DATA EXTRACT:
====

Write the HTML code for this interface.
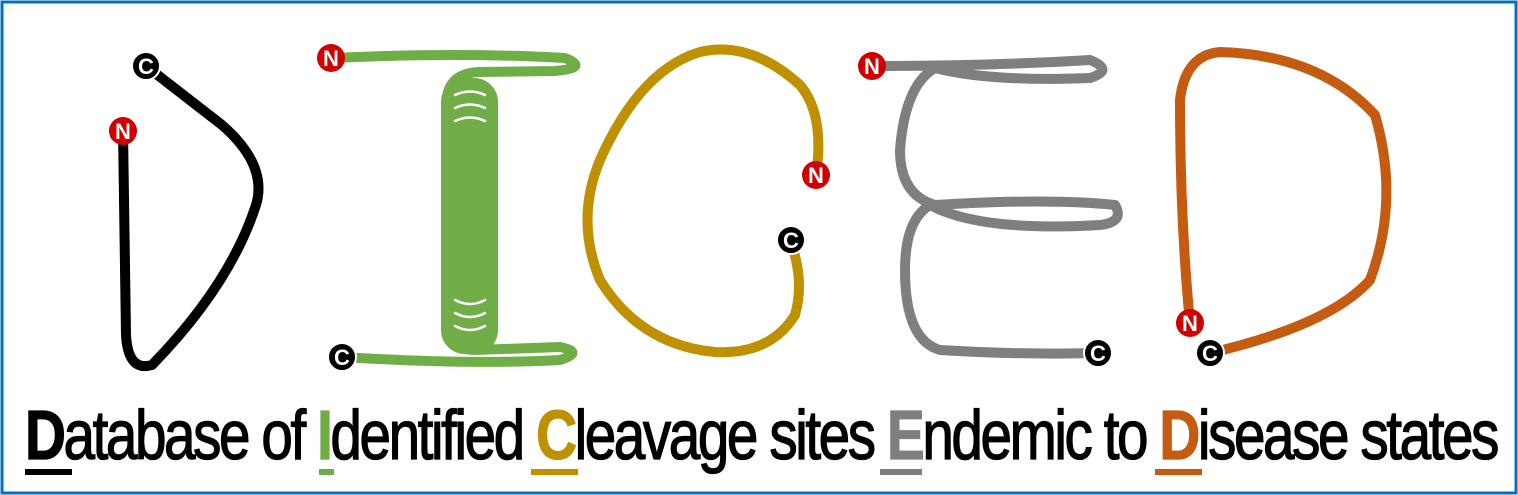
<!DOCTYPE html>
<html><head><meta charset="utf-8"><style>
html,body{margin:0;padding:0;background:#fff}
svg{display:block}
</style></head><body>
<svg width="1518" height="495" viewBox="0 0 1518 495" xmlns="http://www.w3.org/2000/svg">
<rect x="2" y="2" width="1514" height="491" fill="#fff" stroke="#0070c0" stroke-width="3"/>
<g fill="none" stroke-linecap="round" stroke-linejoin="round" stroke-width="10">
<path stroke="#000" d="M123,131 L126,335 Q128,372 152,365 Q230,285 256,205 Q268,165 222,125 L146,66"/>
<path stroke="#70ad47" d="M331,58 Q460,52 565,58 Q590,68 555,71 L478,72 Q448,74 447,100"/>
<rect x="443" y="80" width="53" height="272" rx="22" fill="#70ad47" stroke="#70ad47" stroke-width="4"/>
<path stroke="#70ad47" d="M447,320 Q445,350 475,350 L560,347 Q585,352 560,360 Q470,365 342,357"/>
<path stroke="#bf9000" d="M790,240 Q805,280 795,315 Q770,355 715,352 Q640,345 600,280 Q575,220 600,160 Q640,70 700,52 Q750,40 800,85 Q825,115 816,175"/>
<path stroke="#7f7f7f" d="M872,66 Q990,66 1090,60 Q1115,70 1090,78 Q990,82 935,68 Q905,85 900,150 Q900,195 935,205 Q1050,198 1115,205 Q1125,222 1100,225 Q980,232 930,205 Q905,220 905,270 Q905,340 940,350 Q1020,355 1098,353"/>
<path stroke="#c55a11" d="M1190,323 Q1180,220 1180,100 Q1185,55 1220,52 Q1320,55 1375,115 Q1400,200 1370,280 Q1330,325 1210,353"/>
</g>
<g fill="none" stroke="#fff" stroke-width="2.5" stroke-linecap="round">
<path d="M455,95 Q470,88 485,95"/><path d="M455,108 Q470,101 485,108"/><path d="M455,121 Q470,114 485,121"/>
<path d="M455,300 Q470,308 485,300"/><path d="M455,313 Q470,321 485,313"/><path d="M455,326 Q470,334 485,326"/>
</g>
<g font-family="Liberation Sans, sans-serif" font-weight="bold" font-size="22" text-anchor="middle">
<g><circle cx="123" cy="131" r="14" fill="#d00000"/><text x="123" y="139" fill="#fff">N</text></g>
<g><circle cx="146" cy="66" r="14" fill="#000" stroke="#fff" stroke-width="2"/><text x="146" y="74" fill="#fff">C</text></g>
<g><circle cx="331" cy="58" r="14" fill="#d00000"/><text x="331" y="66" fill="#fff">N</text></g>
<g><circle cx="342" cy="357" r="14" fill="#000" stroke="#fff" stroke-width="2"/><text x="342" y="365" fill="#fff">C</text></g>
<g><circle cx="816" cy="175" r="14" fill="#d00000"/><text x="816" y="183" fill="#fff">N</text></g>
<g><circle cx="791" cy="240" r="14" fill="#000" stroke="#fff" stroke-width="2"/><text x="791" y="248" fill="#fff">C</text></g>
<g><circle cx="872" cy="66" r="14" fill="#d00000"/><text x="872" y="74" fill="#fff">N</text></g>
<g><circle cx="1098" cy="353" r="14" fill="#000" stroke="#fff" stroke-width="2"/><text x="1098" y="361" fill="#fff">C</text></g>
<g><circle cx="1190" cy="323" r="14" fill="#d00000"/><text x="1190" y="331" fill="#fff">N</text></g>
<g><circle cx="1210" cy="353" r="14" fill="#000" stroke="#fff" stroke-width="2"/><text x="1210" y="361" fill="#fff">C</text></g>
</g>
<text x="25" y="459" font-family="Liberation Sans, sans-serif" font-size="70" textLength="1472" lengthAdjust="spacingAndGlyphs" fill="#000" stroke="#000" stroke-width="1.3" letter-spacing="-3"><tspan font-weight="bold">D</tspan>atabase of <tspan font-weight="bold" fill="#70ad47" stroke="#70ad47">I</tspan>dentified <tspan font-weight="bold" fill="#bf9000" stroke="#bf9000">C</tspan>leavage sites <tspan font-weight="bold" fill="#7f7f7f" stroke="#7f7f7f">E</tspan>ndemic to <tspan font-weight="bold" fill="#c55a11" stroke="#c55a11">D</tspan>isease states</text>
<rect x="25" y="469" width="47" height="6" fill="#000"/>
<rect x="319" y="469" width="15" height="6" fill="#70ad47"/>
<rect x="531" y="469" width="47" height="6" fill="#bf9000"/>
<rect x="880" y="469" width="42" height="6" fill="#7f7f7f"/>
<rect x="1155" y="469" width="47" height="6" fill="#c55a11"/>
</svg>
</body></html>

====

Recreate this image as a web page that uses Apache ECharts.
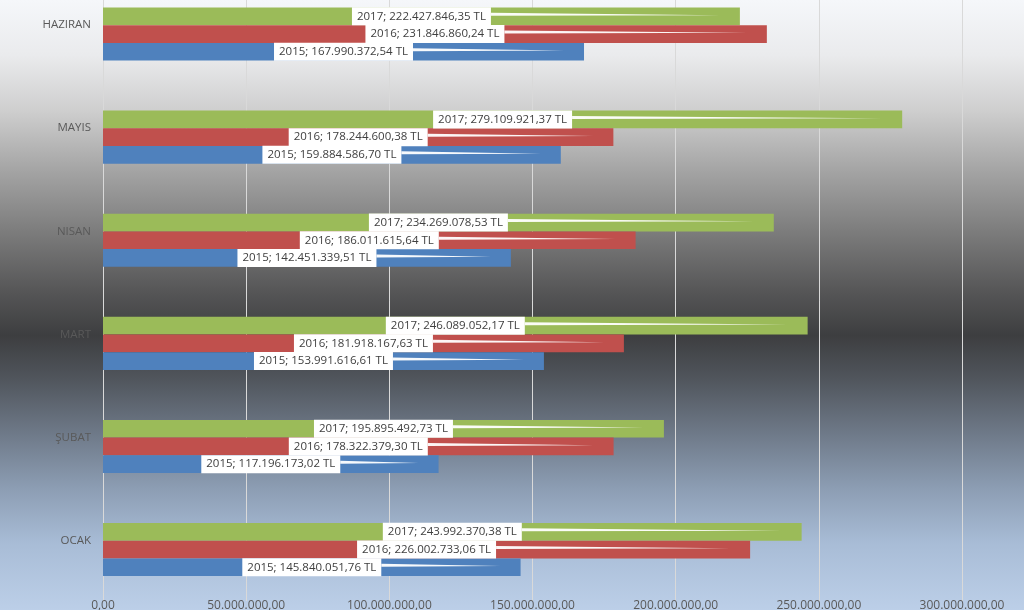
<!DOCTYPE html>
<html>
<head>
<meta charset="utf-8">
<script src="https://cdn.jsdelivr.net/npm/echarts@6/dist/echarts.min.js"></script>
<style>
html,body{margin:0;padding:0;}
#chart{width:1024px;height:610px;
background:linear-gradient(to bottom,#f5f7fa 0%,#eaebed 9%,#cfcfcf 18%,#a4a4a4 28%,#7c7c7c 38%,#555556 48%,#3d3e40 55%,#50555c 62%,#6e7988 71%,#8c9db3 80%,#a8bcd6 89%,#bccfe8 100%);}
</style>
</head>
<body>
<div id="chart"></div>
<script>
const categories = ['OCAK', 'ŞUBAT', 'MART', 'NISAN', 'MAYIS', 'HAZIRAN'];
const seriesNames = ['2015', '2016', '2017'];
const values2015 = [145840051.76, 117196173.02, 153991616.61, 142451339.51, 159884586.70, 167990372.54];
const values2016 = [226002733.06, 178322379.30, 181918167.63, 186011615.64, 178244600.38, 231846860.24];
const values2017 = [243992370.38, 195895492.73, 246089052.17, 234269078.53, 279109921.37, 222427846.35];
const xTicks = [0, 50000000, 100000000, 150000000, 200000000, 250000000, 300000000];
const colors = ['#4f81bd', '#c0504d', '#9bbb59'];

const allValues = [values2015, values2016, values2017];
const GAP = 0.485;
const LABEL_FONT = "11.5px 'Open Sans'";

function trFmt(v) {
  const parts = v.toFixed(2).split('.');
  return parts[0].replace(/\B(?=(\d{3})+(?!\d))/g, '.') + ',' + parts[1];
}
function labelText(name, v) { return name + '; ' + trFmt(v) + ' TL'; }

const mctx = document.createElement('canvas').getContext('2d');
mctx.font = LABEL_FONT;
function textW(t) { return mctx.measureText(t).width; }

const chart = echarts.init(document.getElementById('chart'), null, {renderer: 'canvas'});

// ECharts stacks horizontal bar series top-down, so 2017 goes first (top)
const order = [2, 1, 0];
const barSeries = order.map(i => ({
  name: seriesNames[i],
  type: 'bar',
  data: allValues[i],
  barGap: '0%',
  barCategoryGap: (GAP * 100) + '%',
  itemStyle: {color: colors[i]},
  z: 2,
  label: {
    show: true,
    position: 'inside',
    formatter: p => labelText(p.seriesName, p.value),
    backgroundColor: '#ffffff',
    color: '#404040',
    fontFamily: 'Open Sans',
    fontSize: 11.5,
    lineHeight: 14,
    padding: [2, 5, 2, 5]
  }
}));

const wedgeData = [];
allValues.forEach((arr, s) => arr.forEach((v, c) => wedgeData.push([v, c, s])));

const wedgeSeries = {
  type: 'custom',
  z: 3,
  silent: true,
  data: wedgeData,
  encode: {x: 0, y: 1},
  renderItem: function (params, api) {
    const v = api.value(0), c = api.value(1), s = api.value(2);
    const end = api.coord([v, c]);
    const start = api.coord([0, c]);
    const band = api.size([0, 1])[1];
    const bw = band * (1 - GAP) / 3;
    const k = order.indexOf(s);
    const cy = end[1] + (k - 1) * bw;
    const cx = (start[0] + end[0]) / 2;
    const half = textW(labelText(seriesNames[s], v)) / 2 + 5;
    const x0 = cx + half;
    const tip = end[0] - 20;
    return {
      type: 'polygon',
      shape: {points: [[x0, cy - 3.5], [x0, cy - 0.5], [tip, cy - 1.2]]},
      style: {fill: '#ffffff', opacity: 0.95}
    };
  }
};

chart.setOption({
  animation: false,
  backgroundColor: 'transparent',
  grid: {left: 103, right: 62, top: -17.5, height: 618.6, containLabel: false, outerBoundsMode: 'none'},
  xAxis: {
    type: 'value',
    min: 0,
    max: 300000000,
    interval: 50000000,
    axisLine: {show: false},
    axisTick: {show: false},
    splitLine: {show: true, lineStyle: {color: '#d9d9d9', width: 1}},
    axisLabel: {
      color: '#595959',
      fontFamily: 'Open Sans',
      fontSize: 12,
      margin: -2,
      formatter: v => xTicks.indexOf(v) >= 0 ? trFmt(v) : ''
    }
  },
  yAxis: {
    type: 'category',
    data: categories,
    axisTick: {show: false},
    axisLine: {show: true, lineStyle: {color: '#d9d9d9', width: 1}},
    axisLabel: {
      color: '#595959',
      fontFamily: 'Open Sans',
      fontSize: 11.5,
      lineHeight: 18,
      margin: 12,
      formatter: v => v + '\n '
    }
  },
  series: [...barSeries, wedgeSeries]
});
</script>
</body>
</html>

====

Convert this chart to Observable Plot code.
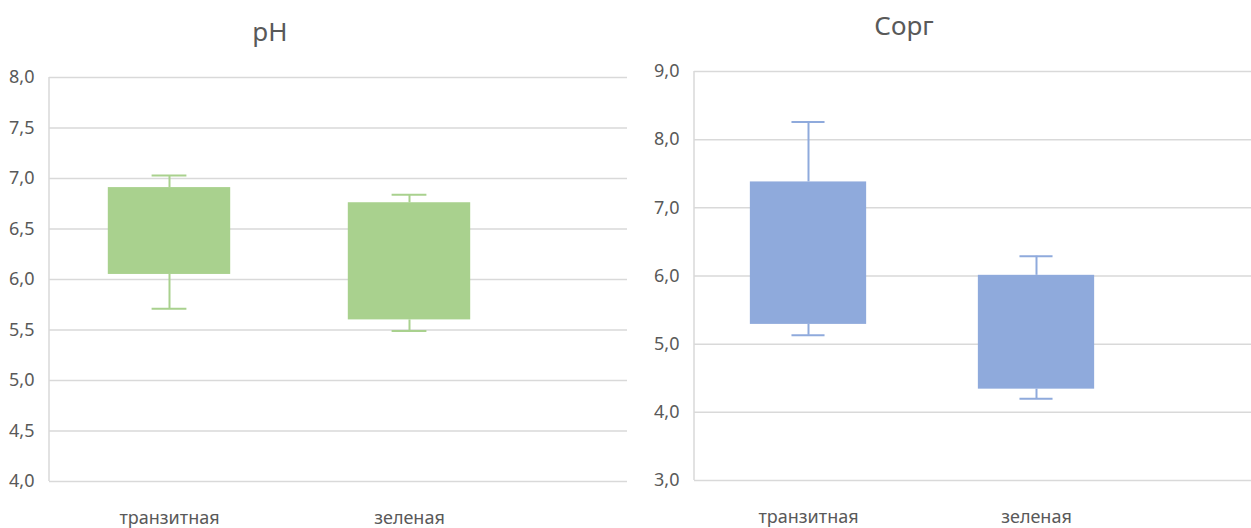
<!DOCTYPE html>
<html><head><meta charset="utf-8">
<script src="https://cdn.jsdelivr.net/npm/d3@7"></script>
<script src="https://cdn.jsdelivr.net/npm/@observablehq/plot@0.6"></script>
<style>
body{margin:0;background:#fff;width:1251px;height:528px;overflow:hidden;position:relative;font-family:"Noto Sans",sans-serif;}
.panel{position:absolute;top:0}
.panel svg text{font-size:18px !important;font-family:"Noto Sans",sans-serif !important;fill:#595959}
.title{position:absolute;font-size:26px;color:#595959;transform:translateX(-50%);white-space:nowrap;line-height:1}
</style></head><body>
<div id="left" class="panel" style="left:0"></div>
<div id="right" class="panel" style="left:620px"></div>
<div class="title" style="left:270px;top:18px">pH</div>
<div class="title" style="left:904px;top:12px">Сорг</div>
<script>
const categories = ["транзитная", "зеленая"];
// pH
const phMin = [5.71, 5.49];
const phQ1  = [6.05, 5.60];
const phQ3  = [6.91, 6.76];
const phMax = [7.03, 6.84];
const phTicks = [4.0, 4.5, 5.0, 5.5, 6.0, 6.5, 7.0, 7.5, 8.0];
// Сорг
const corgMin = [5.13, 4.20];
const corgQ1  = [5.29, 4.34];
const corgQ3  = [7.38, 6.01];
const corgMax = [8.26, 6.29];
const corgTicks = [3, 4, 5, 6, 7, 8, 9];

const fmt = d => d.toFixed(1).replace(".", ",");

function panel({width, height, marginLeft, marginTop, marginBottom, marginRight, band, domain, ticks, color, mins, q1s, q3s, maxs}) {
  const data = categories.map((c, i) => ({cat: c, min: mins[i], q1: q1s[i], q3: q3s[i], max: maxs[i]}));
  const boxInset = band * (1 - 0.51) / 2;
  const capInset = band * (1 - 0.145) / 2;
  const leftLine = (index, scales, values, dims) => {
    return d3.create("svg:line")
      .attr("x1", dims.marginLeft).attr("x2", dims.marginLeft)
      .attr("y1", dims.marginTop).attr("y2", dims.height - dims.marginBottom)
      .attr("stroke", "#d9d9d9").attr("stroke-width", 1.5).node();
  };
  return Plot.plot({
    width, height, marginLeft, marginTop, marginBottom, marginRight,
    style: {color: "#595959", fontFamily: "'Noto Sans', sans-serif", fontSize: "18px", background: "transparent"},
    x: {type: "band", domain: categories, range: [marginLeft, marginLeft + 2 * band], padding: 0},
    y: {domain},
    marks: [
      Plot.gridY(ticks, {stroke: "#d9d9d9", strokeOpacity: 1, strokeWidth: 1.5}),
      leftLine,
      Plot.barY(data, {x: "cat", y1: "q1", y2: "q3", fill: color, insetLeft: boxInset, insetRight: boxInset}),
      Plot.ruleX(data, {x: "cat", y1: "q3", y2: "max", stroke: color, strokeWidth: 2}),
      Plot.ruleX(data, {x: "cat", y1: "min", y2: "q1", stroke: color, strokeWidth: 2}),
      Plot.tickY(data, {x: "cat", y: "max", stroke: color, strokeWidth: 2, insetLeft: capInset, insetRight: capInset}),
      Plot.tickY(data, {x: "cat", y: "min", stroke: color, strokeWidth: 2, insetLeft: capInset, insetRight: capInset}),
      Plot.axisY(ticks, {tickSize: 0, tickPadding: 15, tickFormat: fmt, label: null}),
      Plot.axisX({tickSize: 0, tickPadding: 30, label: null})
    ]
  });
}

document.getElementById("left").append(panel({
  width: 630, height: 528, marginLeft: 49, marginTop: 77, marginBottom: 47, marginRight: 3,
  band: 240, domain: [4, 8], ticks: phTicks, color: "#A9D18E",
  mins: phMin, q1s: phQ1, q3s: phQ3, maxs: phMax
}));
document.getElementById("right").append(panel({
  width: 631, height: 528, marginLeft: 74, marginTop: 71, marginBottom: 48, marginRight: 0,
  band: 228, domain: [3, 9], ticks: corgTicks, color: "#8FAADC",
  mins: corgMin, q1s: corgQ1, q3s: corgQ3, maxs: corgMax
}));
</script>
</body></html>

====

SET PROBLEM: Select every line of the records holding the string "this".

THE OUTPUT:
Write the HTML code for this interface.
Recreate this image as a web page that uses Apache ECharts.
Convert this chart to Observable Plot code.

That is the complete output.